Pictures stay out of the copy; restate everything else in the material exactly.
***
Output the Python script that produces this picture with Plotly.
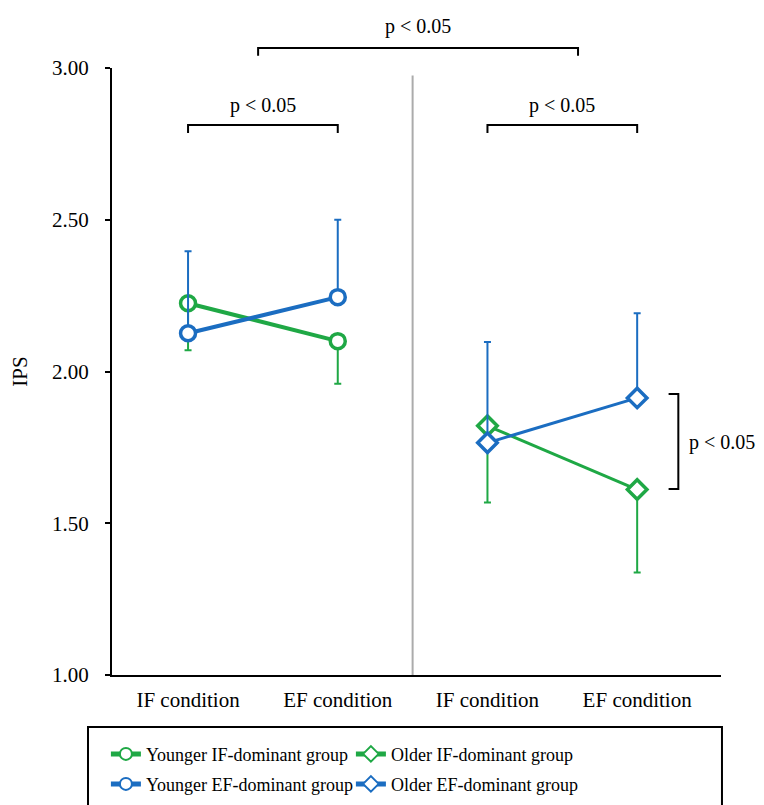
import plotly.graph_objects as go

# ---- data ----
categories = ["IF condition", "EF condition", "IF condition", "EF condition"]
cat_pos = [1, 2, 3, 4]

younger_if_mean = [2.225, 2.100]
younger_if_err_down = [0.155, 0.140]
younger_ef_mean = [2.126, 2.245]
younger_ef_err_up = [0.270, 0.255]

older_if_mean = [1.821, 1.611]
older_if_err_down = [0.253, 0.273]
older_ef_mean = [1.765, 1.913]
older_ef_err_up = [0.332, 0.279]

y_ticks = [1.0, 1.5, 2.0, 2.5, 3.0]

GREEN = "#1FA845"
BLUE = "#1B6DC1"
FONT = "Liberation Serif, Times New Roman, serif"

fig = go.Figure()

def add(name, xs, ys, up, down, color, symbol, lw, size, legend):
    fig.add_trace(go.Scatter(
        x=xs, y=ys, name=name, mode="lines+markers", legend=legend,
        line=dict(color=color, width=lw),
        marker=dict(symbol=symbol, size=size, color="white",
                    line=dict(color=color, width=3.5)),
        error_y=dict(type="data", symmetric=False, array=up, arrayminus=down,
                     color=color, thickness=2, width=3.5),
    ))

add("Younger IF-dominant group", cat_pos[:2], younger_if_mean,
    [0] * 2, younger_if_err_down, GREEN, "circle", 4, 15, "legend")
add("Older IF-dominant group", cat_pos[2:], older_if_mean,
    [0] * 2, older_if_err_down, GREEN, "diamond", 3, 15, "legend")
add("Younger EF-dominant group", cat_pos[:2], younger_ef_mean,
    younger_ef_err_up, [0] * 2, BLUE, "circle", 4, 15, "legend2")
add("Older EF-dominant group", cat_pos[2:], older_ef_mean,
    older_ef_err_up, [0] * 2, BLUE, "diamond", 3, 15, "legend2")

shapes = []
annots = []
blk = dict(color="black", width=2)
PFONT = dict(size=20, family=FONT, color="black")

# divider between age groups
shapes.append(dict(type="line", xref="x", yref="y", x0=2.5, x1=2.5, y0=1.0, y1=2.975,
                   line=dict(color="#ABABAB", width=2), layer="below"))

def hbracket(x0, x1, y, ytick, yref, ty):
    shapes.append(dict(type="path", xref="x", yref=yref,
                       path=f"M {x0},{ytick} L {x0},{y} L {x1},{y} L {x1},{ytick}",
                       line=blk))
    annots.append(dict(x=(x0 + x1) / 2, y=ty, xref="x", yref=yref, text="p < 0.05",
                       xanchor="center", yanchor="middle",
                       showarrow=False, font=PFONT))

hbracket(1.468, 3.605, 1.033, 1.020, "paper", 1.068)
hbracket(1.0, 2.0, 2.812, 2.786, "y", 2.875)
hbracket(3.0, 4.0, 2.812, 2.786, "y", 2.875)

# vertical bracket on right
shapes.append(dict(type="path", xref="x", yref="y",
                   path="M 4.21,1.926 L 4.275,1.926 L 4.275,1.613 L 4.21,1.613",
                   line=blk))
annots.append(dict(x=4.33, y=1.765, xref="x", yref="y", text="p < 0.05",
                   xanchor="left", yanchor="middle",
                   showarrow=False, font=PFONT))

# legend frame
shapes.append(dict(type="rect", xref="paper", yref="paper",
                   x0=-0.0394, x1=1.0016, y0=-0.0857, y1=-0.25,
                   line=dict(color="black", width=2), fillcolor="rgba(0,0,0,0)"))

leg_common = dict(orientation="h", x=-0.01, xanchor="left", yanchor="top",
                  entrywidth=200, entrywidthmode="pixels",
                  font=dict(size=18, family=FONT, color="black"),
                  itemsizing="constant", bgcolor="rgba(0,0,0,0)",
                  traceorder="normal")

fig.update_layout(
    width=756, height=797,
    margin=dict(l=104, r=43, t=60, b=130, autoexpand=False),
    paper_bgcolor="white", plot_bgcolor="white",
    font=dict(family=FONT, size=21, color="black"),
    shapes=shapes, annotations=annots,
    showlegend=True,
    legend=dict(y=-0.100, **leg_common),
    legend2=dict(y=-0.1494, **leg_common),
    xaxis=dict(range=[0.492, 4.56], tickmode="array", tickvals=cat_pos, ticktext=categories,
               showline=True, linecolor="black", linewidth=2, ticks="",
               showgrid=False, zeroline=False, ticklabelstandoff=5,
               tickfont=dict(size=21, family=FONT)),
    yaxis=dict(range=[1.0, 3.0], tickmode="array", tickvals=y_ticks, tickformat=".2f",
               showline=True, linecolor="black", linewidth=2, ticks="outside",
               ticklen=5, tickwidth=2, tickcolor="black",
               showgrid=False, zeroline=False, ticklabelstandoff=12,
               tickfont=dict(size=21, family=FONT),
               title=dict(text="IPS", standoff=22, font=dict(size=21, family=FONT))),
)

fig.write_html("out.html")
***
- _TASK SOLUTION_
Output the Python script that produces this picture with Plotly.
import plotly.graph_objects as go

# ---- data ----
categories = ["IF condition", "EF condition", "IF condition", "EF condition"]
cat_pos = [1, 2, 3, 4]

younger_if_mean = [2.225, 2.100]
younger_if_err_down = [0.155, 0.140]
younger_ef_mean = [2.126, 2.245]
younger_ef_err_up = [0.270, 0.255]

older_if_mean = [1.821, 1.611]
older_if_err_down = [0.253, 0.273]
older_ef_mean = [1.765, 1.913]
older_ef_err_up = [0.332, 0.279]

y_ticks = [1.0, 1.5, 2.0, 2.5, 3.0]

GREEN = "#1FA845"
BLUE = "#1B6DC1"
FONT = "Liberation Serif, Times New Roman, serif"

fig = go.Figure()

def add(name, xs, ys, up, down, color, symbol, lw, size, legend):
    fig.add_trace(go.Scatter(
        x=xs, y=ys, name=name, mode="lines+markers", legend=legend,
        line=dict(color=color, width=lw),
        marker=dict(symbol=symbol, size=size, color="white",
                    line=dict(color=color, width=3.5)),
        error_y=dict(type="data", symmetric=False, array=up, arrayminus=down,
                     color=color, thickness=2, width=3.5),
    ))

add("Younger IF-dominant group", cat_pos[:2], younger_if_mean,
    [0] * 2, younger_if_err_down, GREEN, "circle", 4, 15, "legend")
add("Older IF-dominant group", cat_pos[2:], older_if_mean,
    [0] * 2, older_if_err_down, GREEN, "diamond", 3, 15, "legend")
add("Younger EF-dominant group", cat_pos[:2], younger_ef_mean,
    younger_ef_err_up, [0] * 2, BLUE, "circle", 4, 15, "legend2")
add("Older EF-dominant group", cat_pos[2:], older_ef_mean,
    older_ef_err_up, [0] * 2, BLUE, "diamond", 3, 15, "legend2")

shapes = []
annots = []
blk = dict(color="black", width=2)
PFONT = dict(size=20, family=FONT, color="black")

# divider between age groups
shapes.append(dict(type="line", xref="x", yref="y", x0=2.5, x1=2.5, y0=1.0, y1=2.975,
                   line=dict(color="#ABABAB", width=2), layer="below"))

def hbracket(x0, x1, y, ytick, yref, ty):
    shapes.append(dict(type="path", xref="x", yref=yref,
                       path=f"M {x0},{ytick} L {x0},{y} L {x1},{y} L {x1},{ytick}",
                       line=blk))
    annots.append(dict(x=(x0 + x1) / 2, y=ty, xref="x", yref=yref, text="p < 0.05",
                       xanchor="center", yanchor="middle",
                       showarrow=False, font=PFONT))

hbracket(1.468, 3.605, 1.033, 1.020, "paper", 1.068)
hbracket(1.0, 2.0, 2.812, 2.786, "y", 2.875)
hbracket(3.0, 4.0, 2.812, 2.786, "y", 2.875)

# vertical bracket on right
shapes.append(dict(type="path", xref="x", yref="y",
                   path="M 4.21,1.926 L 4.275,1.926 L 4.275,1.613 L 4.21,1.613",
                   line=blk))
annots.append(dict(x=4.33, y=1.765, xref="x", yref="y", text="p < 0.05",
                   xanchor="left", yanchor="middle",
                   showarrow=False, font=PFONT))

# legend frame
shapes.append(dict(type="rect", xref="paper", yref="paper",
                   x0=-0.0394, x1=1.0016, y0=-0.0857, y1=-0.25,
                   line=dict(color="black", width=2), fillcolor="rgba(0,0,0,0)"))

leg_common = dict(orientation="h", x=-0.01, xanchor="left", yanchor="top",
                  entrywidth=200, entrywidthmode="pixels",
                  font=dict(size=18, family=FONT, color="black"),
                  itemsizing="constant", bgcolor="rgba(0,0,0,0)",
                  traceorder="normal")

fig.update_layout(
    width=756, height=797,
    margin=dict(l=104, r=43, t=60, b=130, autoexpand=False),
    paper_bgcolor="white", plot_bgcolor="white",
    font=dict(family=FONT, size=21, color="black"),
    shapes=shapes, annotations=annots,
    showlegend=True,
    legend=dict(y=-0.100, **leg_common),
    legend2=dict(y=-0.1494, **leg_common),
    xaxis=dict(range=[0.492, 4.56], tickmode="array", tickvals=cat_pos, ticktext=categories,
               showline=True, linecolor="black", linewidth=2, ticks="",
               showgrid=False, zeroline=False, ticklabelstandoff=5,
               tickfont=dict(size=21, family=FONT)),
    yaxis=dict(range=[1.0, 3.0], tickmode="array", tickvals=y_ticks, tickformat=".2f",
               showline=True, linecolor="black", linewidth=2, ticks="outside",
               ticklen=5, tickwidth=2, tickcolor="black",
               showgrid=False, zeroline=False, ticklabelstandoff=12,
               tickfont=dict(size=21, family=FONT),
               title=dict(text="IPS", standoff=22, font=dict(size=21, family=FONT))),
)

fig.write_html("out.html")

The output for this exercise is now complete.